* _AIM_
Output the material exactly, but drop every image it holds.

-------- INFORMATION PROVIDED

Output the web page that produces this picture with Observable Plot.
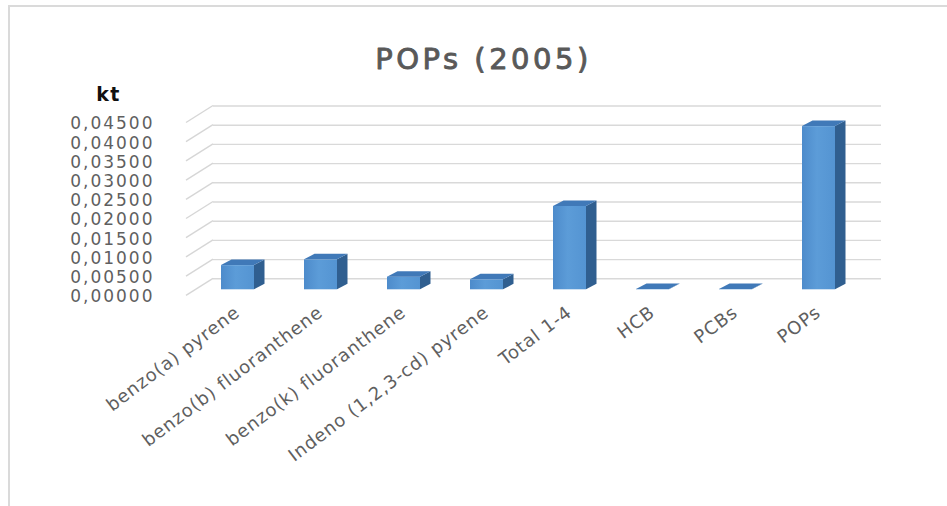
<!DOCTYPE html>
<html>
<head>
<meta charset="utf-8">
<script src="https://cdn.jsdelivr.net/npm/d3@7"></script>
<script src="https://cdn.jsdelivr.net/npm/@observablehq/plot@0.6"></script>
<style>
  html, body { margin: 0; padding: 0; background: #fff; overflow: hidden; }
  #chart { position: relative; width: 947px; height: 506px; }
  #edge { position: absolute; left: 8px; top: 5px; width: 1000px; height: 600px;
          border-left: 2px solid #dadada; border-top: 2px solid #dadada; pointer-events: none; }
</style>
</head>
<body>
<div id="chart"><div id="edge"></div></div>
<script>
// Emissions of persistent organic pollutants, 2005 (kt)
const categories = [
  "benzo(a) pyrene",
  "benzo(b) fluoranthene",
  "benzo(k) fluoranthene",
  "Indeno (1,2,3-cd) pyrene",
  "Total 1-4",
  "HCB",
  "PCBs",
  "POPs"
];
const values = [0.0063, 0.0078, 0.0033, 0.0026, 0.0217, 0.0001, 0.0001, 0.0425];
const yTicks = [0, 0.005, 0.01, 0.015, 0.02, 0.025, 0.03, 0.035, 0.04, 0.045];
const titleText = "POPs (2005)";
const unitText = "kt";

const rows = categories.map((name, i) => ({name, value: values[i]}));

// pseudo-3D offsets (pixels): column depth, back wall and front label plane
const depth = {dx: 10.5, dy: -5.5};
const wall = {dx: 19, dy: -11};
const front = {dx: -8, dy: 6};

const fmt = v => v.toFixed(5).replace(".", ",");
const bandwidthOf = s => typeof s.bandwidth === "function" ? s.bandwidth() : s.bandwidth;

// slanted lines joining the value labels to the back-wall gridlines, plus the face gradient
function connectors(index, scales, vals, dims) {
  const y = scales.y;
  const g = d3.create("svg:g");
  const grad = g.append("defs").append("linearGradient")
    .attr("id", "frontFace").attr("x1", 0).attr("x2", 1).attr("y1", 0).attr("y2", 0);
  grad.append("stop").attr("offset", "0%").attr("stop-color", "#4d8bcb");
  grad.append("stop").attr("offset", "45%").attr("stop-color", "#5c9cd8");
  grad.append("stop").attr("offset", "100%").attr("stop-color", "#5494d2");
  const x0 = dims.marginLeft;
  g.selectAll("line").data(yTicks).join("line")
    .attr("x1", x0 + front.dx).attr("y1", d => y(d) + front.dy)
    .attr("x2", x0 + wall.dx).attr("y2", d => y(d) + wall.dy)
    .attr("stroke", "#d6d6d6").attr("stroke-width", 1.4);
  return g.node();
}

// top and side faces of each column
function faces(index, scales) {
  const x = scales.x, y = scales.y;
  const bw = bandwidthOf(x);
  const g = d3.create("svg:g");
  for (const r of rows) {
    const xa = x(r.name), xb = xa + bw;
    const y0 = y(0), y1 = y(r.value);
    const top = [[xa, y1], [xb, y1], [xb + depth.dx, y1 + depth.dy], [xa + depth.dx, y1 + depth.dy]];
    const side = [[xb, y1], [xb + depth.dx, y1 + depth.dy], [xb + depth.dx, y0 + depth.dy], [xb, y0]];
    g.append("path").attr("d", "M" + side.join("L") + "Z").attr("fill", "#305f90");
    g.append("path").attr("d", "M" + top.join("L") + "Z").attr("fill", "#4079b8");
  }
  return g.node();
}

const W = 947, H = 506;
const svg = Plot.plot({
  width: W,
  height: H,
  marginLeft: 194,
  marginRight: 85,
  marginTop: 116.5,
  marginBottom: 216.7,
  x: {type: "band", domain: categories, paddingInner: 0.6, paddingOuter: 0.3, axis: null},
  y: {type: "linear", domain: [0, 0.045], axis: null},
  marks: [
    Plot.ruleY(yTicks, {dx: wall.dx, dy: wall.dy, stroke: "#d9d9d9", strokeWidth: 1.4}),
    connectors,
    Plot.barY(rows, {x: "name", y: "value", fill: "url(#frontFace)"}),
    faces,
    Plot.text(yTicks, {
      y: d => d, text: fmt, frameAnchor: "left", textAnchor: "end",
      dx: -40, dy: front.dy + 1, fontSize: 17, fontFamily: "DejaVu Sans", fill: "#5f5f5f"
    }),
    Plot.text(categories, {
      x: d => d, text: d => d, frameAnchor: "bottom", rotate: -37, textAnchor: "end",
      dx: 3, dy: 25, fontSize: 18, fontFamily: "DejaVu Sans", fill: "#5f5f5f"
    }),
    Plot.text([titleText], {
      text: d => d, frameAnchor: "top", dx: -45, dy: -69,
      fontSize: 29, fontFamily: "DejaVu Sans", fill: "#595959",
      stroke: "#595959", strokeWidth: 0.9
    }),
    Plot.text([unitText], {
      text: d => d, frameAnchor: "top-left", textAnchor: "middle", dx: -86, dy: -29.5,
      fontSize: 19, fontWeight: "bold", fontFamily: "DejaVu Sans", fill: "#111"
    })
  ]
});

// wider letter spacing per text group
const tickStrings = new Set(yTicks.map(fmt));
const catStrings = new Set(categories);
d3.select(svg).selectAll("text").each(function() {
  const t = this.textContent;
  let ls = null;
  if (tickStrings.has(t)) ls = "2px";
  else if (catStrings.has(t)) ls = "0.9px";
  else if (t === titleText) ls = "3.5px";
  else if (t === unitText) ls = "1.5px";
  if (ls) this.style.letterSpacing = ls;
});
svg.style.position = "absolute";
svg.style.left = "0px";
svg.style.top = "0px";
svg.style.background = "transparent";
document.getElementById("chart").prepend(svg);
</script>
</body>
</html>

----------------

* _REPLY_
Output the web page that produces this picture with Observable Plot.
<!DOCTYPE html>
<html>
<head>
<meta charset="utf-8">
<script src="https://cdn.jsdelivr.net/npm/d3@7"></script>
<script src="https://cdn.jsdelivr.net/npm/@observablehq/plot@0.6"></script>
<style>
  html, body { margin: 0; padding: 0; background: #fff; overflow: hidden; }
  #chart { position: relative; width: 947px; height: 506px; }
  #edge { position: absolute; left: 8px; top: 5px; width: 1000px; height: 600px;
          border-left: 2px solid #dadada; border-top: 2px solid #dadada; pointer-events: none; }
</style>
</head>
<body>
<div id="chart"><div id="edge"></div></div>
<script>
// Emissions of persistent organic pollutants, 2005 (kt)
const categories = [
  "benzo(a) pyrene",
  "benzo(b) fluoranthene",
  "benzo(k) fluoranthene",
  "Indeno (1,2,3-cd) pyrene",
  "Total 1-4",
  "HCB",
  "PCBs",
  "POPs"
];
const values = [0.0063, 0.0078, 0.0033, 0.0026, 0.0217, 0.0001, 0.0001, 0.0425];
const yTicks = [0, 0.005, 0.01, 0.015, 0.02, 0.025, 0.03, 0.035, 0.04, 0.045];
const titleText = "POPs (2005)";
const unitText = "kt";

const rows = categories.map((name, i) => ({name, value: values[i]}));

// pseudo-3D offsets (pixels): column depth, back wall and front label plane
const depth = {dx: 10.5, dy: -5.5};
const wall = {dx: 19, dy: -11};
const front = {dx: -8, dy: 6};

const fmt = v => v.toFixed(5).replace(".", ",");
const bandwidthOf = s => typeof s.bandwidth === "function" ? s.bandwidth() : s.bandwidth;

// slanted lines joining the value labels to the back-wall gridlines, plus the face gradient
function connectors(index, scales, vals, dims) {
  const y = scales.y;
  const g = d3.create("svg:g");
  const grad = g.append("defs").append("linearGradient")
    .attr("id", "frontFace").attr("x1", 0).attr("x2", 1).attr("y1", 0).attr("y2", 0);
  grad.append("stop").attr("offset", "0%").attr("stop-color", "#4d8bcb");
  grad.append("stop").attr("offset", "45%").attr("stop-color", "#5c9cd8");
  grad.append("stop").attr("offset", "100%").attr("stop-color", "#5494d2");
  const x0 = dims.marginLeft;
  g.selectAll("line").data(yTicks).join("line")
    .attr("x1", x0 + front.dx).attr("y1", d => y(d) + front.dy)
    .attr("x2", x0 + wall.dx).attr("y2", d => y(d) + wall.dy)
    .attr("stroke", "#d6d6d6").attr("stroke-width", 1.4);
  return g.node();
}

// top and side faces of each column
function faces(index, scales) {
  const x = scales.x, y = scales.y;
  const bw = bandwidthOf(x);
  const g = d3.create("svg:g");
  for (const r of rows) {
    const xa = x(r.name), xb = xa + bw;
    const y0 = y(0), y1 = y(r.value);
    const top = [[xa, y1], [xb, y1], [xb + depth.dx, y1 + depth.dy], [xa + depth.dx, y1 + depth.dy]];
    const side = [[xb, y1], [xb + depth.dx, y1 + depth.dy], [xb + depth.dx, y0 + depth.dy], [xb, y0]];
    g.append("path").attr("d", "M" + side.join("L") + "Z").attr("fill", "#305f90");
    g.append("path").attr("d", "M" + top.join("L") + "Z").attr("fill", "#4079b8");
  }
  return g.node();
}

const W = 947, H = 506;
const svg = Plot.plot({
  width: W,
  height: H,
  marginLeft: 194,
  marginRight: 85,
  marginTop: 116.5,
  marginBottom: 216.7,
  x: {type: "band", domain: categories, paddingInner: 0.6, paddingOuter: 0.3, axis: null},
  y: {type: "linear", domain: [0, 0.045], axis: null},
  marks: [
    Plot.ruleY(yTicks, {dx: wall.dx, dy: wall.dy, stroke: "#d9d9d9", strokeWidth: 1.4}),
    connectors,
    Plot.barY(rows, {x: "name", y: "value", fill: "url(#frontFace)"}),
    faces,
    Plot.text(yTicks, {
      y: d => d, text: fmt, frameAnchor: "left", textAnchor: "end",
      dx: -40, dy: front.dy + 1, fontSize: 17, fontFamily: "DejaVu Sans", fill: "#5f5f5f"
    }),
    Plot.text(categories, {
      x: d => d, text: d => d, frameAnchor: "bottom", rotate: -37, textAnchor: "end",
      dx: 3, dy: 25, fontSize: 18, fontFamily: "DejaVu Sans", fill: "#5f5f5f"
    }),
    Plot.text([titleText], {
      text: d => d, frameAnchor: "top", dx: -45, dy: -69,
      fontSize: 29, fontFamily: "DejaVu Sans", fill: "#595959",
      stroke: "#595959", strokeWidth: 0.9
    }),
    Plot.text([unitText], {
      text: d => d, frameAnchor: "top-left", textAnchor: "middle", dx: -86, dy: -29.5,
      fontSize: 19, fontWeight: "bold", fontFamily: "DejaVu Sans", fill: "#111"
    })
  ]
});

// wider letter spacing per text group
const tickStrings = new Set(yTicks.map(fmt));
const catStrings = new Set(categories);
d3.select(svg).selectAll("text").each(function() {
  const t = this.textContent;
  let ls = null;
  if (tickStrings.has(t)) ls = "2px";
  else if (catStrings.has(t)) ls = "0.9px";
  else if (t === titleText) ls = "3.5px";
  else if (t === unitText) ls = "1.5px";
  if (ls) this.style.letterSpacing = ls;
});
svg.style.position = "absolute";
svg.style.left = "0px";
svg.style.top = "0px";
svg.style.background = "transparent";
document.getElementById("chart").prepend(svg);
</script>
</body>
</html>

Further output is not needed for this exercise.